Today’s newest review by a Congressional Oversight Panel, stated only 168,708 homeowners have been offered a long-term mortgage modification as of February. This is just a tiny portion of the six million individuals with mortgages who are more than 60 days behind on their loans.

These numbers are horrible!

The homeowners who received assistance are LESS THAN 10% of what was initially claimed by the Obama administration.

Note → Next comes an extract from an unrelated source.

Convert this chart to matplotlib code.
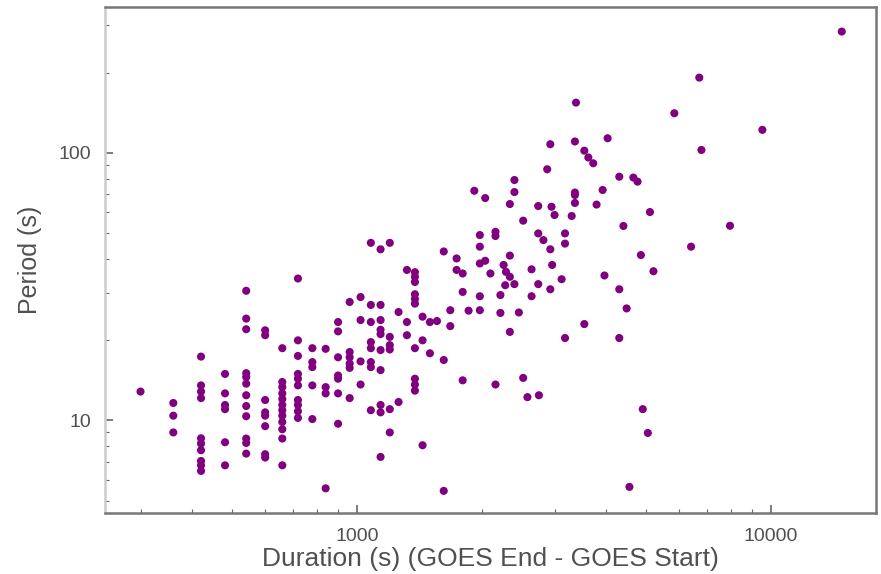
import matplotlib
matplotlib.use("Agg")
import matplotlib.pyplot as plt
from matplotlib.ticker import FixedLocator, LogLocator, NullFormatter, FuncFormatter

plt.rcParams["font.family"] = ["Liberation Sans", "DejaVu Sans"]

# Duration (s) -> list of periods (s)
durations = [
    300, 360, 420, 480, 540, 600, 660, 720, 780, 840, 900, 960, 1020, 1080,
    1140, 1200, 1260, 1320, 1380, 1440, 1500, 1560, 1620, 1680, 1740, 1800,
    1860, 1920, 1980, 2040, 2100, 2160, 2220, 2260, 2280, 2290, 2340, 2400,
    2460, 2520, 2580, 2640, 2740, 2750, 2820, 2880, 2930, 2950, 2960, 3000,
    3120, 3180, 3300, 3360, 3380, 3540, 3620, 3720, 3790, 3920, 3960, 4030,
    4300, 4400, 4480, 4550, 4650, 4760, 4850, 4900, 5040, 5100, 5200, 5840,
    6410, 6710, 6790, 7960, 9530, 14820,
]
periods = [
    [12.8],
    [11.6, 10.4, 9.0],
    [17.3, 13.5, 12.8, 12.1, 8.56, 8.18, 7.72, 7.04, 6.78, 6.46],
    [14.9, 12.6, 11.4, 11.0, 8.27, 6.78],
    [30.5, 24.0, 21.9, 15.0, 14.5, 13.7, 12.4, 11.3, 10.35, 8.54, 8.22, 7.50],
    [21.7, 20.8, 11.9, 10.7, 10.4, 9.5, 7.46, 7.25],
    [18.6, 13.9, 13.3, 12.6, 12.0, 11.4, 10.9, 10.4, 9.85, 9.25, 8.54, 6.78],
    [33.9, 19.9, 17.4, 14.9, 14.3, 13.5, 11.9, 11.4, 10.8, 10.2],
    [18.6, 16.5, 15.8, 13.5, 10.1],
    [18.5, 13.3, 12.6, 5.56],
    [23.3, 21.5, 17.2, 14.7, 14.3, 12.6, 9.7],
    [27.7, 18.0, 17.2, 16.3, 15.7, 12.1],
    [28.9, 23.7, 16.6, 13.6],
    [46.1, 27.0, 23.3, 19.6, 18.6, 16.5, 15.8, 10.9],
    [43.6, 27.0, 23.7, 21.8, 21.0, 18.3, 15.4, 11.4, 10.7, 7.29],
    [46.1, 20.5, 19.1, 18.4, 11.0, 9.0],
    [25.4, 11.7],
    [36.5, 23.3, 20.8],
    [35.8, 34.4, 32.9, 29.6, 28.4, 27.3, 18.6, 14.3, 13.6, 12.9],
    [24.4, 19.9, 8.06],
    [23.3, 17.8],
    [23.5],
    [42.8, 16.8, 5.44],
    [25.8, 22.5],
    [40.3, 36.5],
    [35.4, 30.2, 14.1],
    [25.7],
    [72.2],
    [49.3, 44.6, 38.6, 29.1, 25.8],
    [67.8, 39.5],
    [35.4],
    [50.7, 48.9, 13.6],
    [29.4, 25.2],
    [38.1],
    [32.0],
    [35.9],
    [64.4, 41.3, 34.4, 21.4],
    [79.2, 71.4, 32.3],
    [25.3],
    [55.8, 14.4],
    [12.2],
    [36.7, 29.1],
    [63.3, 50.0, 32.3],
    [12.4],
    [47.2],
    [86.9],
    [107.8, 43.6, 30.9],
    [62.9],
    [38.1],
    [58.6],
    [33.7],
    [50.0, 45.8, 20.3],
    [58.1],
    [110.4, 71.1, 69.6, 65.0],
    [154.3],
    [102.0, 22.9],
    [96.2],
    [91.5],
    [64.1],
    [72.7],
    [34.8],
    [113.5],
    [81.5, 30.9, 20.3],
    [53.3],
    [26.2],
    [5.63],
    [80.9],
    [78.1],
    [41.5],
    [11.0],
    [8.96],
    [60.1],
    [36.1],
    [140.8],
    [44.6],
    [191.4],
    [102.6],
    [53.4],
    [122.0],
    [284.6],
]

x_vals = []
y_vals = []
for d, plist in zip(durations, periods):
    for p in plist:
        x_vals.append(d)
        y_vals.append(p)

fig = plt.figure(figsize=(8.81, 5.74), dpi=100)
ax = fig.add_axes([0.119, 0.106, 0.875, 0.882])

ax.scatter(x_vals, y_vals, s=34, color="#800080", edgecolors="none", zorder=3)

ax.set_xscale("log")
ax.set_yscale("log")
ax.set_xlim(246, 17900)
ax.set_ylim(4.49, 352)

ax.xaxis.set_major_locator(FixedLocator([1000, 10000]))
ax.yaxis.set_major_locator(FixedLocator([10, 100]))
ax.xaxis.set_minor_locator(LogLocator(base=10, subs=range(2, 10)))
ax.yaxis.set_minor_locator(LogLocator(base=10, subs=range(2, 10)))
fmt = FuncFormatter(lambda v, pos: f"{int(round(v))}")
ax.xaxis.set_major_formatter(fmt)
ax.yaxis.set_major_formatter(fmt)
ax.xaxis.set_minor_formatter(NullFormatter())
ax.yaxis.set_minor_formatter(NullFormatter())

ax.tick_params(which="both", direction="in", colors="#666666",
               labelcolor="#505050", labelsize=14, top=False, right=False)
ax.tick_params(which="major", length=6, width=1.2, pad=10)
ax.tick_params(which="minor", length=3, width=0.8)
ax.tick_params(axis="x", which="major", pad=11)

for side in ["top", "right", "bottom"]:
    ax.spines[side].set_color("#777777")
    ax.spines[side].set_linewidth(1.8)
ax.spines["left"].set_color("#cccccc")
ax.spines["left"].set_linewidth(1.8)

ax.set_xlabel("Duration (s) (GOES End - GOES Start)", fontsize=19,
              color="#505050", labelpad=1)
ax.set_ylabel("Period (s)", fontsize=18, color="#505050", labelpad=12)

fig.savefig("out.png", dpi=100)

Why is it that Americans seem to consistently receive the short end of the Obama bail out stick?

Obama’s foreclosure prevention plan, at best, is likely to assist 1 million troubled borrowers, short of the administration’s original goal of up to 4 million homeowners.

The program is funded with $50 billion in Troubled Assets Relief, or TARP, funds, putting it under the panel’s grasp. “For every borrower who avoided foreclosure through HAMP last year, another 10 families lost their homes,” the panel said of the administration’s Home Affordable Modification Program.

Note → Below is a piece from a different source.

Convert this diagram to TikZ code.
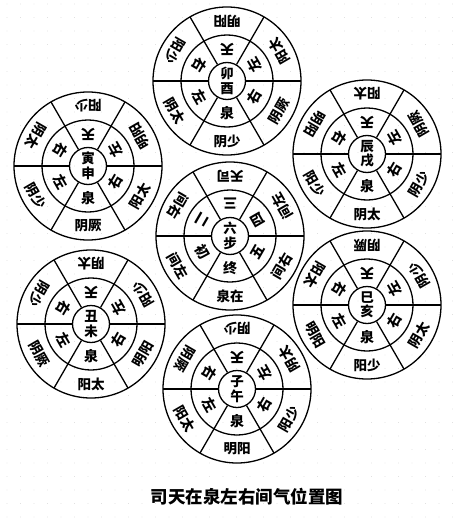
\documentclass[tikz,border=0pt]{standalone}
\usepackage{fontspec}
\newfontfamily\cjk{Noto Sans CJK SC}
\usetikzlibrary{positioning,calc}

% one wheel: name, centre, hub text, middle ring, outer ring (clockwise from top)
\newcommand{\wheel}[5]{%
  \node [hub] (#1) at (#2) {#3};
  \draw [ring] (#1) circle (46pt);
  \draw [ring] (#1) circle (74pt);
  \foreach \a in {0,60,...,300}
    \draw [ring] (#1.\a) -- ($(#1)+(\a:74pt)$);
  \foreach \t [count=\i] in {#4}
    \node [midlab, rotate={240-60*\i}] (#1m\i) at ($(#1)+({150-60*\i}:32pt)$) {\t};
  \foreach \t [count=\i] in {#5}
    \node [outlab, rotate={240-60*\i}] (#1o\i) at ($(#1)+({150-60*\i}:60pt)$) {\t};
}

\begin{document}
\begin{tikzpicture}[x=1pt, y=-1pt]
\tikzstyle{ring} = [line width=1.3pt, black]
\tikzstyle{hub} = [circle, draw, line width=1.3pt, minimum size=37pt, inner sep=0pt, align=center, font=\cjk\bfseries\fontsize{13.5}{14.5}\selectfont]
\tikzstyle{midlab} = [inner sep=0pt, font=\cjk\bfseries\fontsize{14}{14}\selectfont]
\tikzstyle{outlab} = [inner sep=0pt, font=\cjk\bfseries\fontsize{13.5}{14}\selectfont]
\tikzstyle{title} = [inner sep=0pt, font=\cjk\bfseries\fontsize{17.5}{17.5}\selectfont]

\useasboundingbox [fill=white] (0,0) rectangle (455,519);

% screen-tone dots
\foreach \x in {0,...,33}
  \foreach \y in {0,...,38}
    \fill [gray!35] (7+13.5*\x, 4+13.5*\y) circle (0.45pt);

\wheel{maoyou}{227,81}{卯\\酉}{天,左,右,泉,左,右}{明阳,阳太,阴厥,阴少,阴太,阳少}
\wheel{yinshen}{88,166}{寅\\申}{天,左,右,泉,左,右}{阳少,明阳,阳太,阴厥,阴少,阴太}
\wheel{chenxu}{367,154}{辰\\戌}{天,左,右,泉,左,右}{阳太,阴厥,阴少,阴太,阳少,明阳}
\wheel{liubu}{230,236}{六\\步}{三,四,五,终,初,二}{天司,间左,间右,泉在,间左,间右}
\wheel{chouwei}{91,324}{丑\\未}{天,左,右,泉,左,右}{阴太,阳少,明阳,阳太,阴厥,阴少}
\wheel{sihai}{367,305}{巳\\亥}{天,左,右,泉,左,右}{阴厥,阴少,阴太,阳少,明阳,阳太}
\wheel{ziwu}{237,389}{子\\午}{天,左,右,泉,左,右}{阴少,阴太,阳少,明阳,阳太,阴厥}

\node [title] (caption) at (247,497) {司天在泉左右间气位置图};
\end{tikzpicture}
\end{document}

“It now seems painfully obvious that Treasury’s programs, even when they are fully operational, will not reach the overwhelming majority of homeowners in trouble.”

The panel’s report is the latest to slam the president’s foreclosure prevention efforts.

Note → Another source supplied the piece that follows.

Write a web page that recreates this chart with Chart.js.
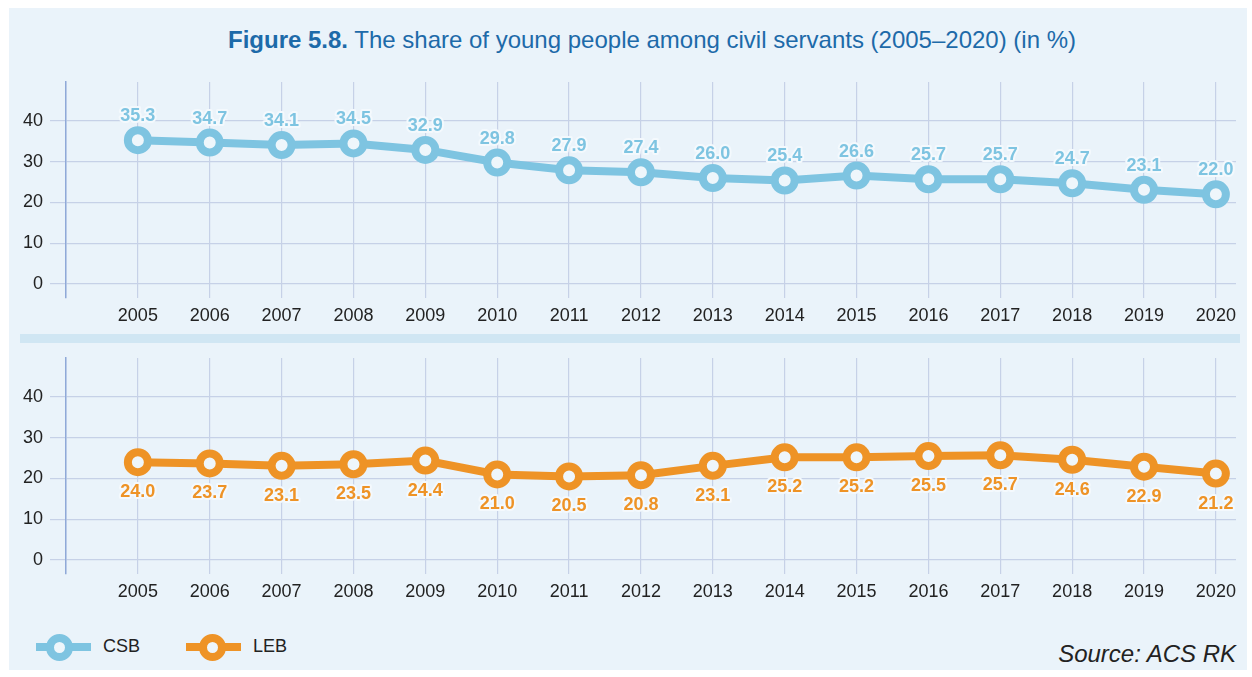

Last month two additional federal government watchdogs unveiled blistering studies that condemned the current administration for inadequate execution of the Home Affordable Modification Program and they also raised serious doubts that four million struggling homeowners could remain in their homes.

The panel lays out a number of issues, such as the continued sustainability of the modified home loans and the final price tag to the tax payers, as well as, the true objectives of the program.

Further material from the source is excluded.